I agree with the judgment that, at this time, the College should not adopt a rule prohibiting students from joining unrecognized social organizations that retain discriminatory membership policies. Students will decide for themselves whether to engage with these organizations, as members or otherwise. But just as students have choice, so too the College must determine for itself the structure of activities that it funds or endorses (including through fellowship recommendations from the dean), or that otherwise occur under its auspices. Captains of intercollegiate sports teams and leaders of organizations funded, sponsored, or recognized by Harvard College in a very real sense represent the College. They benefit from its resources. They operate under its name. Especially as it seeks to break down structural barriers to an effectively inclusive campus, the College is right to ensure that the areas in which it provides resources and endorsement advance and reinforce its values of non-discrimination.

As Faust writes, this new Harvard policy is part of the University’s attempts to change “campus culture” around gender.  Though Faust uses the language of inclusion and non-discrimination, the policy appears clearly focused on all-male Final Clubs with an attempt to address sexual misconduct on campus.  As Harvard Magazine notes in its article on the policy, “Single-gender organizations that are recognized by the University, such as the South Asian Men’s Collective or the Association of Black Harvard Women, won’t be affected.”

Photo: Harvard Public Affairs & Communications

Photo: Harvard Public Affairs & Communications

Sexual misconduct is clearly a challenge and has been the focus of much college and university administrative time and energy  across the country since the Department of Education (DOE) issued its now infamous “Dear Colleague letter” in 2011. Many colleges, including Harvard, have found themselves under investigation by the DOE  for possible violations of Federal law over how they handle sexual misconduct and harassment.

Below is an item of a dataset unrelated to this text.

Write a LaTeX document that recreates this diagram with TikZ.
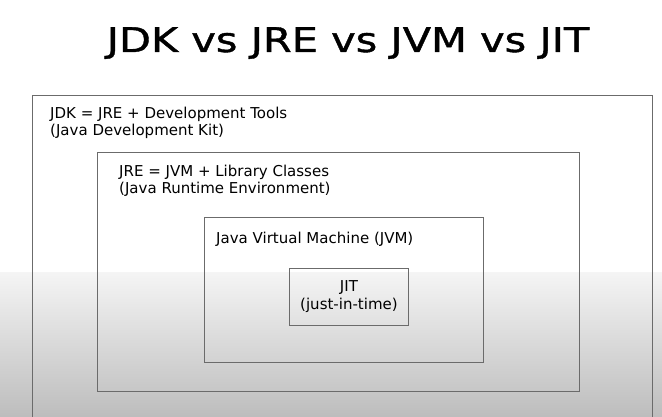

As complicated as the issue of sexual misconduct is, this policy seems likely to be both ineffectual and, more importantly, unjust.  First, creating coed Final Clubs does not go to the root of the problem, which is alcohol use and abuse among undergraduates.  Schools all over the country know this problem has no easy solution.  Most students go to university for the social interactions with their peers and alcohol is inevitably part of those interactions, even on allegedly dry campuses.

Second, the policy punishes individuals on the basis of whom they associate with.  The Foundation for Individual Rights in Education (FIRE) was strongly critical of the decision as a violation of students’ right to freedom of association .  In an article entitled, “Harvard Brings Back the Blacklist for Final Club, Fraternity, Sorority Students,” FIRE writes:

Harvard’s decision simply demonstrates that it is willing to sacrifice students’ basic freedom of association to the whims of whoever occupies the administrative suites today,” said FIRE co-founder, civil liberties attorney, and Harvard Law alumnus Harvey Silverglate. “Who’s to say that Harvard’s leaders five years from now won’t decide that Catholics or Republicans should be blacklisted because they might not line up with Harvard’s preferred values?”

The concerns about freedom of association seem quite legitimate to me.  As a President of a single gender college, I particularly find the language of “self-segregation” problematic.  The young men who attend Saint John’s University consciously choose, as part of their education, to “self-segregate” in Saint John’s dorms and on campus in the evenings when Bennies have returned to CSB.  The notion that Johnnies need to defend that choice or are implicitly accused of have “unenlightened” ideas about gender is highly offensive.  The Harvard administration would never imply that the choices of women at Wellesley or Smith or Mount Holyoke or the American Association of University Women are cause for concern.

We certainly need to think hard about how to address issues of sexual misconduct on campus, but stereotyping men who might choose to socialize with other men and punishing them in the absence of any evidence of bad behavior does not seem likely to improve campus culture.